Basically, as plainly as I can state it, the book is a case for Steely Dan's sophistication, and moreover, for that sophistication being measurably *better* or more favorable than the various approaches taken by "normal" rock/pop artists that were active around the time of the Dan's masterwork. Styx, Journey, Boston, Flock of Seagulls--these are just a few of the bands to come under fire in the book, usually via various snide asides. I sometimes felt there was a little too much of that reactionary perspective (i.e., loving the Dan doesn't necessarily mean disdaining something like Journey), but when you get down to it, the Dan *is* more sophisticated than the vast majority of pop. It's only when you take that extra step and say "The Dan is therefore quantifiably superior to the vast majority of pop" that you run into trouble, at least in my book.

This attitude sort of plays into what I was discussing earlier, i.e., the policing of how nonaficiandos dig the Dan, like it's not okay if you just like "Rikki" and "Reelin' in the Years" and if you're not hip to all the session lore and the lyrical references and all the other rarefied mythology that surrounds the band. I've been just as guilty as anyone of all this, and I will almost certainly continue to be. I'm just sort of trying to point out that I experienced a little bit of what was probably healthy self-awareness at tonight's show, esp. during "Kid Charlemagne," when I was dancing and whooping it up along with everyone else. Put it this way: Was the middle-aged couple across the aisle from me enjoying themselves any less because they didn't realize they were grooving out to the chronicle of a crumbling Bay Area drug empire?

Even though deep down, many of us might realize that we'd do well to turn down the cultishness a notch when obsessing over the Dan, that won't stop us from, well, obsessing over the Dan, which becomes pretty much a full-time concern once you've jumped into the deep end the way I did when "Here at the Western World" shredded my psyche a few years back. And in light of that, Breithaupt's book is a great read, packed with illuminating minutiae.
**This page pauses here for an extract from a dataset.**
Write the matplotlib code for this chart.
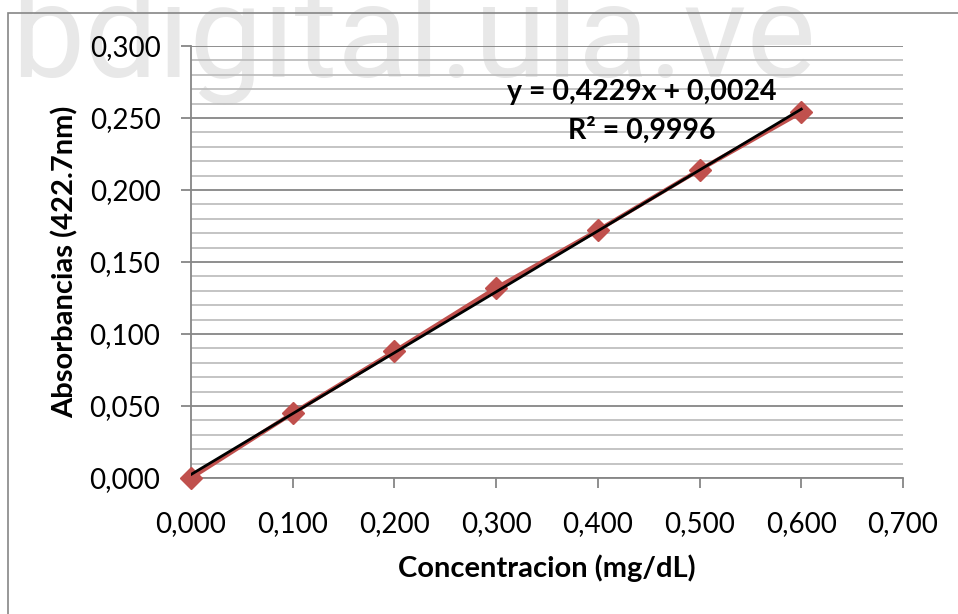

As Joe had pointed out to me, this is really a music-theory book, and much of the discussion is given over to harmony (and therefore, unfortunately, lost on my theory-challenged consciousness). But there's also some great poetic analysis (I'll never be able to hear the opening verses of "Black Cow" the same again, since reading Breithaupt's analysis of the enjambment at play, i.e., you can either hear "They saw your face / On the counter" or "On the counter / By your keys") and session gossip, including a great unpacking of the legendary "Peg" guitar-solo controversy (alluded to in this mindblowing clip from the life-changing "Classic Albums" DVD on Aja). There's also great information re: the context into which Aja was born--Breithaupt knows his '70s rock and pop cold--and Becker and Fagen's jazz influences. Basically this is the kind of book that fills in all the hard facts behind the cliches. Yes, Becker and Fagen were combining jazz with pop, but *how*? Breithaupt gets down into the dirt and dissects these songs on a musicological level, in the process classifying them as something sui generis (which they most certainly are) and distinguishing them from any other contemporary "fusion" experiments (dig Fagen's dis on early electric Miles: "And 'Bitches Brew' was essentially just a big trash-out for Miles. I haven't really changed my mind about that").

So in other words, a fantastic money-where-his-mouth-is argument on behalf of the intensely purposeful craft and artfulness of this classic pop music. When the praise gets too hyperbolic or the counterexamples too dismissive--not to mention when Steve Gadd's solo on "Aja," a laughably clunky and indulgent slopfest, receives yet another thoughtless panegyric--maybe it's only natural to squirm, but sift out the factual nuggets themselves and you've struck Dan gold.